A small screening room shows these costumes and inflatables “in action,” featuring documentation of Oleszko’s public performances across the US and Europe. At a 2007 performance-cum-protest, the artist, giggling and decked out in papal robes, sits inside A Womb with A View, waiting to deliver a “blessing” to passers-by brave enough to stick their heads through the sculpture’s “vagina.” Seeing the way her unknowing audience is drawn to the work, even if they remain uncomfortable, reveals her humor and outrageousness as an irresistible Trojan Horse for her political messaging.
The most recent work in Fool Disclosure is The Fall of Democracy (2025/2026), an ensemble consisting of a hat shaped like a classical column—a literal pillar of democracy—and matching gloves. Fragments of paper printed on a mock version of the Bill of Rights (as well as caution tape) wrap around the hat, and in the palms of the gloves are two leaf-shaped paper cutouts with the names of Renee Good and Alex Pretti, the two Minneapolis residents murdered by ICE the week before the show’s opening. It is incredibly sobering, and Oleszko makes no attempt to cut these raw feelings with jokes, a uncharacteristic move that signal how uncharted this moment in American civil life truly is.

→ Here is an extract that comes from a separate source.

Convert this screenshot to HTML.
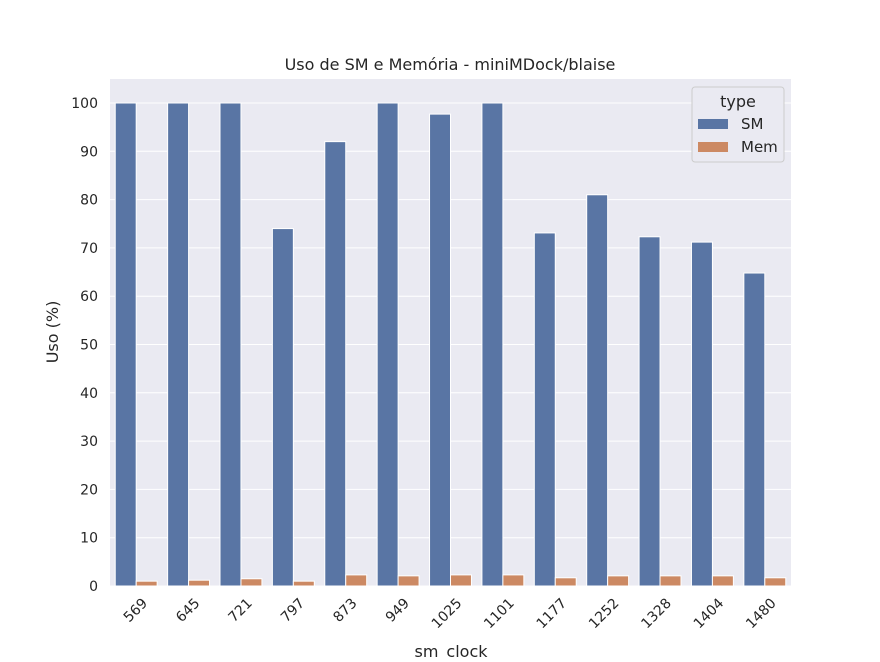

In 2024, Pat Oleszko was interviewed about the role of humor in her work. She responds, perfectly describing her modus operandi: “I think that humor is incredibly powerful, and I take it very seriously.” In an age where state and imperialist violence is tragic to the point of absurdity, it is inspiring to see the oeuvre of an artist whose glee stands in opposition to terrors of patriarchal war machines. SculptureCenter’s Fool Disclosure excels as both a tribute to an exceptional artist and a blueprint for how to navigate horror without losing hold of your own humanity. Consider it a tour de farce.